Lantas apakah makna dari menjiwai tersebut? apa konsekuensinya? Satu penjelasan pemerintah terkait makna tersebut dapat dilihat dari penjelasannya. Ir. Djuanda sebagai Perdana Menteri yang mewakili pemerintah menjelaskan bahwa,
“…mengingat kenjataan sebagian terbesar rakjat Indonesia memeluk agama Islam dan mengingat pula prosedur demokratis, jaitu pemilihan umum untuk memilih wakil-wakil rakjat dalam Dewan Perwakilan Rakjat dan Madjelis Permusjawaratan Rakjat nanti, pemerintah jakin, bahwa kedua Badan perwakilan tersebut tadi tidak akan menerima atau menentukan keputusan, Undang-undang atay peraturan pemerintah yang lain, jang bertentangan dengan hukum sjari’ah Islam, dengan tidak mengurangi ketetapan jang termaktub dalam pasal 29 Undang-undang Dasar 1945 bagi pemeluk agama lain.” (Kementerian Penerangan R.I. : 1964)

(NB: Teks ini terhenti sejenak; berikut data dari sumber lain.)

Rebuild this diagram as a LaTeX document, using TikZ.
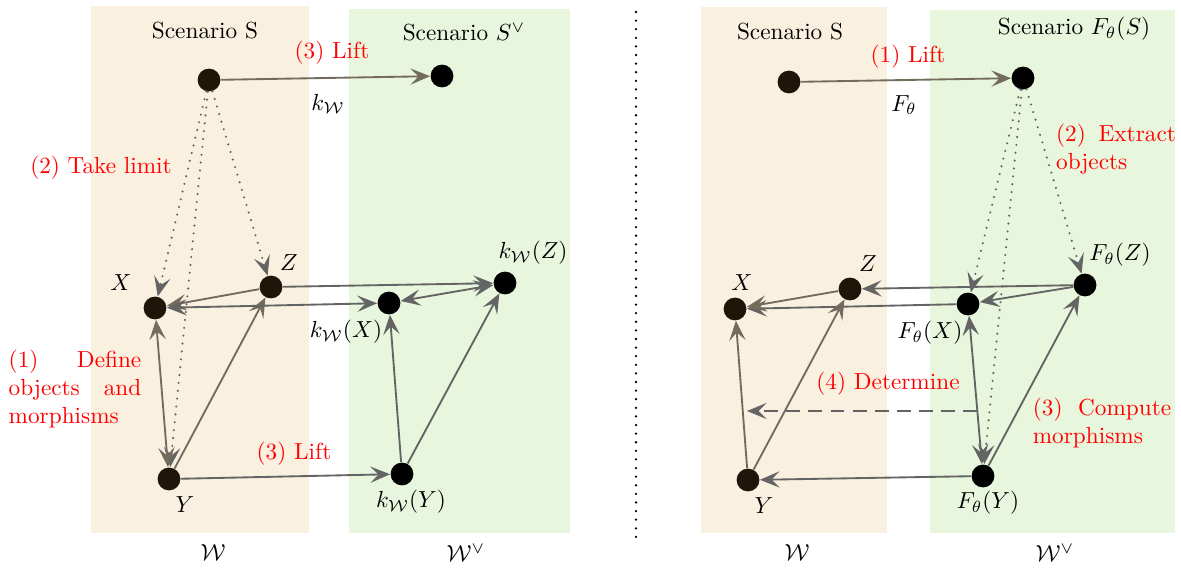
\documentclass[tikz,border=0pt]{standalone}
\usepackage{amsmath}
\usepackage{amssymb}
\usepackage{xcolor}
\usetikzlibrary{arrows.meta,positioning}
\definecolor{wfill}{RGB}{250,240,224}
\definecolor{vfill}{RGB}{233,246,222}
\definecolor{wdot}{RGB}{30,22,8}
\definecolor{wline}{RGB}{115,108,92}
\definecolor{vline}{RGB}{100,100,100}

\begin{document}
\begin{tikzpicture}[
  x=0.43pt, y=-0.43pt,
  >={Stealth[length=8.5pt,width=7pt,inset=3.5pt]},
  obj/.style={circle, fill=#1, minimum size=9.8pt, inner sep=0pt},
  lbl/.style={inner sep=1pt},
  note/.style={text=red, inner sep=1pt},
  para/.style={note, align=justify, text width=#1},
  wedge/.style={->, line width=0.8pt, draw=wline},
  vedge/.style={->, line width=0.8pt, draw=vline},
  limit/.style={->, draw=vline, line width=1pt, line cap=round, dash pattern=on 0pt off 3.4pt},
  sep/.style={line width=1.1pt, line cap=round, dash pattern=on 0pt off 3.7pt}
]
  \useasboundingbox (0,0) rectangle (1181,569);

  \fill[wfill] (91,6) rectangle (309,533);
  \fill[vfill] (349,9) rectangle (570,533);
  \fill[wfill] (701,7) rectangle (887,533);
  \fill[vfill] (930,10) rectangle (1175,533);
  \draw[sep] (636,12) -- (636,538);

  \node[lbl] (ltitleW) at (205,31) {Scenario S};
  \node[lbl] (ltitleV) at (464,32) {Scenario $S^{\vee}$};
  \node[lbl] (rtitleW) at (790,32) {Scenario S};
  \node[lbl] (rtitleV) at (1074,29) {Scenario $F_\theta(S)$};
  \node[lbl] (lcatW) at (213,553) {$\mathcal{W}$};
  \node[lbl] (lcatV) at (466,553) {$\mathcal{W}^{\vee}$};
  \node[lbl] (rcatW) at (797,553) {$\mathcal{W}$};
  \node[lbl] (rcatV) at (1055,553) {$\mathcal{W}^{\vee}$};

  \node[obj=wdot] (lS) at (209,80) {};
  \node[obj=black] (lSv) at (442,76) {};
  \node[obj=wdot] (lX) at (155,308) {};
  \node[obj=wdot] (lZ) at (271,287) {};
  \node[obj=wdot] (lY) at (169,479) {};
  \node[obj=black] (lkX) at (389,303) {};
  \node[obj=black] (lkZ) at (505,283) {};
  \node[obj=black] (lkY) at (402,474) {};

  \node[lbl] (lXl) at (121,283) {$X$};
  \node[lbl] (lZl) at (289,263) {$Z$};
  \node[lbl] (lYl) at (185,505) {$Y$};
  \node[lbl] (lkXl) at (346,332) {$k_{\mathcal{W}}(X)$};
  \node[lbl] (lkZl) at (533,253) {$k_{\mathcal{W}}(Z)$};
  \node[lbl] (lkYl) at (411,502) {$k_{\mathcal{W}}(Y)$};
  \node[lbl] (lkW) at (328,104) {$k_{\mathcal{W}}$};

  \node[note] (llift) at (332,53) {(3) Lift};
  \node[note] (llimit) at (101,168) {(2) Take limit};
  \node[note] (llift2) at (294,454) {(3) Lift};
  \node[para=57pt] (ldefine) at (75,389) {\hyphenpenalty=10000\tolerance=10000 (1) Define objects and morphisms};

  \draw[wedge] (lS) -- (lSv);
  \draw[limit] (lS) -- (lX);
  \draw[limit] (lS) -- (lZ);
  \draw[limit] (lS) -- (lY);
  \draw[wedge, <->] (lX) -- (lY);
  \draw[wedge] (lY) -- (lZ);
  \draw[wedge] (lZ) -- (lX);
  \draw[vedge, <->] (lX) -- (lkX);
  \draw[vedge] (lZ) -- (lkZ);
  \draw[vedge, <->] (lkX) -- (lkZ);
  \draw[vedge] (lkY) -- (lkX);
  \draw[vedge] (lkY) -- (lkZ);
  \draw[vedge] (lY) -- (lkY);

  \node[obj=wdot] (rS) at (789,82) {};
  \node[obj=black] (rF) at (1023,78) {};
  \node[obj=wdot] (rX) at (735,309) {};
  \node[obj=wdot] (rZ) at (850,289) {};
  \node[obj=wdot] (rY) at (748,480) {};
  \node[obj=black] (rFX) at (968,304) {};
  \node[obj=black] (rFZ) at (1085,285) {};
  \node[obj=black] (rFY) at (983,476) {};

  \node[lbl] (rXl) at (742,283) {$X$};
  \node[lbl] (rZl) at (868,264) {$Z$};
  \node[lbl] (rYl) at (764,506) {$Y$};
  \node[lbl] (rFXl) at (930,333) {$F_\theta(X)$};
  \node[lbl] (rFZl) at (1120,255) {$F_\theta(Z)$};
  \node[lbl] (rFYl) at (988,503) {$F_\theta(Y)$};
  \node[lbl] (rFt) at (904,105) {$F_\theta$};

  \node[note] (rlift) at (908,57) {(1) Lift};
  \node[para=51.5pt] (rextract) at (1116,149) {\hyphenpenalty=10000\tolerance=10000 (2) Extract objects};
  \node[para=59.5pt] (rcompute) at (1102,423) {\hyphenpenalty=10000\tolerance=10000 (3) Compute morphisms};
  \node[note] (rdetermine) at (888,384) {(4) Determine};

  \coordinate (dstart) at (977,411);
  \coordinate (dend) at (747,411);

  \draw[wedge] (rS) -- (rF);
  \draw[limit] (rF) -- (rFX);
  \draw[limit] (rF) -- (rFZ);
  \draw[limit] (rF) -- (rFY);
  \draw[vedge, <->] (rFX) -- (rFY);
  \draw[vedge] (rFY) -- (rFZ);
  \draw[vedge] (rFZ) -- (rFX);
  \draw[vedge] (rFZ) -- (rZ);
  \draw[vedge] (rFX) -- (rX);
  \draw[wedge] (rZ) -- (rX);
  \draw[wedge] (rY) -- (rX);
  \draw[wedge] (rY) -- (rZ);
  \draw[vedge] (rFY) -- (rY);
  \draw[vedge, dash pattern=on 6pt off 3.5pt] (dstart) -- (dend);
\end{tikzpicture}
\end{document}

Di dalam notanya kepada Presiden Republik Indonesia pada tanggal 28 Juli 1959, Partai Masyumi menyatakan pernyataan dan peringatan sebagai berikut:
“Mulai saat itu (Dekrit), sesuai dengan pembawaan Masyumi, maka Masyumi tunduk kepada Undang-Undang Dasar yang berlaku dan oleh karenanya, merasa berhak pula untuk meminta, di mana perlu untuk menuntut, kepada siapa pun, juga sampai kepada pemerintah dan Presiden untuk tunduk pula kepada Undang-Undang Dasar sebagai landasan bersama hidup bernegara.” (Prawoto Mangkusasmito: 1977) [Tulisan ini merupakan bagian kedua dari tiga tulisan].